In the Museum’s Pier 21 Story exhibition of the Museum, there is a section called Treasures From Home, with artifacts and props representing what immigrants brought with them as sailed to Canada. The objects are contained in a large wooden case and include many different objects: a bicycle, a pair of clogs (a traditional wooden shoe), a dresser, a set of dishes, and, yes, the kitchen sink.
On the left side of the wooden display case are large stencilled letters that say “Van Dijk Farm” with an address in Ontario. The case is, in fact, a recreation of a kist, a large wooden crate used by Dutch families to transport their possessions from the Netherlands to Canada.
They didn’t pack light.
The Treasures from Home exhibit resonates with many Museum visitors, a lot of whom have Dutch roots. Annette Verschuren’s parents immigrated from the Netherlands in 1951 and settled in Cape Breton. In honour of her family, Annette has made a major gift to the Museum. In recognition of her support, Treasures from Home will be dedicated to the Verschuren family at a ceremony on April 6, 2023.
After the Second World War, the Dutch government restricted the amount of money emigrants could take out of the country with them. If you were moving and sold your home or your farm, you might find yourself with a good amount of money (in Dutch guilders) but you couldn’t just convert the money to dollars and put it in a Canadian bank account. So how did families try to transfer the wealth they’d accumulated to their new home? One of the options for bringing personal wealth with you to Canada was to bring things.
Dutch families brought lots of things. Furniture, clothes, appliances, cookware, and more. Kists were large and could weigh several tons. Some families filled and shipped more than one. Some even purchased items in the Netherlands in advance of travelling. One Dutch farmer bought a combine harvester (a huge piece of farm equipment) and paid the cost to have it shipped to Canada.
But it wasn’t always expensive objects that got transported. There is even a story of a woman who brought the rock she used to hold down the lid of her pot to keep it from boiling over. She wasn’t sure she would be able to find such an object in Canada.
As funny as stories like these are, beginning a new life in an unknown land can be scary. Imagine you were moving to a new country. If you were offered the choice of bringing your possessions or of having money to buy all new things, which would you choose? Bringing familiar objects to a new home provides comfort and a sense of continuity.

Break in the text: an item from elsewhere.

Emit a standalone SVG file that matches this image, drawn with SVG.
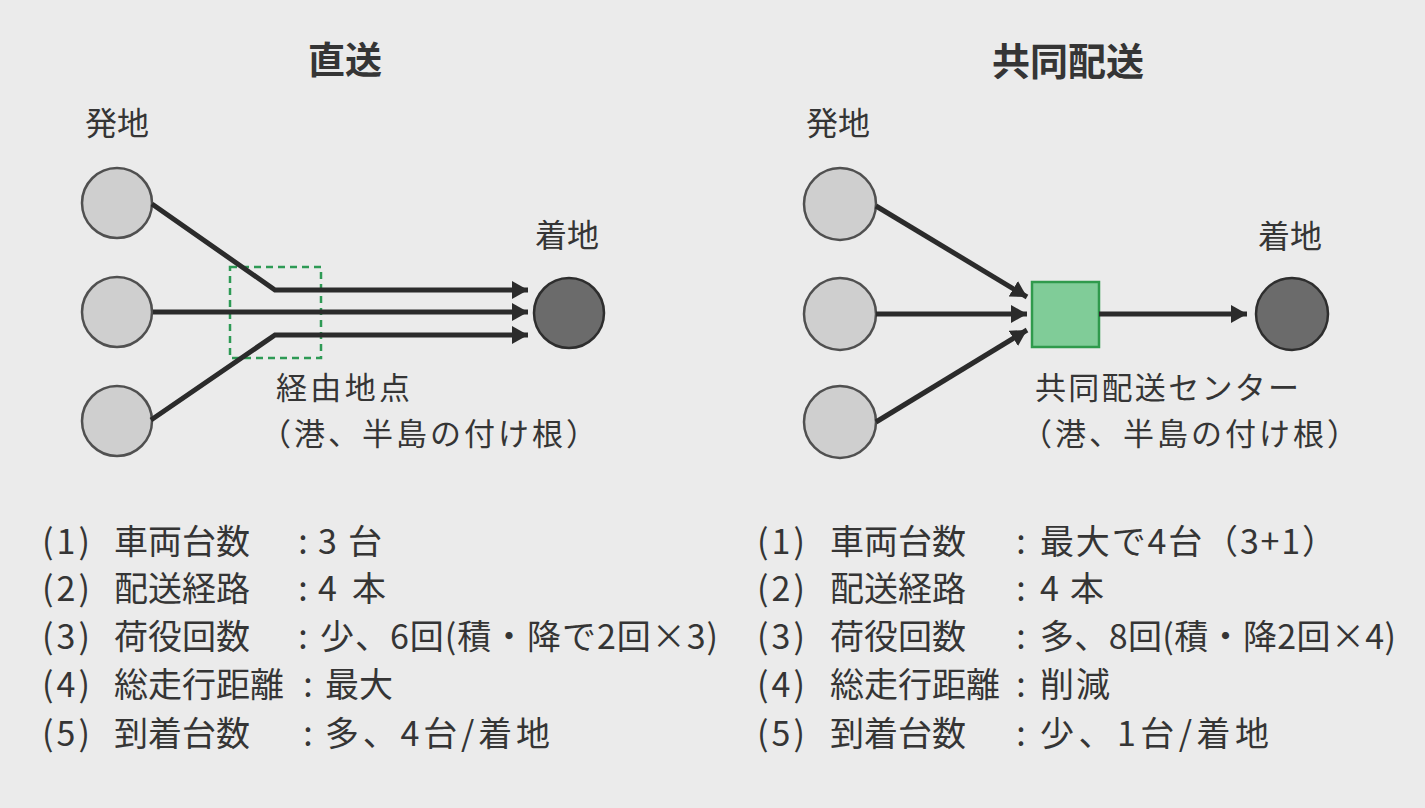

The container is as meaningful as the contents
Myno Van Dyke, whose family immigrated from the Netherlands in 1951, begins his immigration story:
When I retired a few years ago, one of the first promises to myself was to clean up the garage. In order to complete this task, I had to have a place to move the junk, so that meant I had to clean out the barn first. I went upstairs in the barn and started moving wheels, tires, aluminum lawn chair frames and some old bikes the kids used to ride. Under the bikes I found two small wooden chairs. A lump suddenly came to my throat. These were the chairs made by my father in 1951. The wood came from the “Kist.”
-Canadian Museum of Immigration at Pier 21 collection, S2012.1567.1
Myno’s childhood chairs recalled layers of memories. The wood that had transported furniture from the family’s old lives, had been reshaped into new furniture and was now outgrown and nearly forgotten. Now the chairs had been rediscovered while sorting through the detritus of a life lived to begin retirement with, if not a clean slate, at least a clean garage. The chairs, like so many of the things in our lives that are precious, contain greater significance than you would guess from looking at them.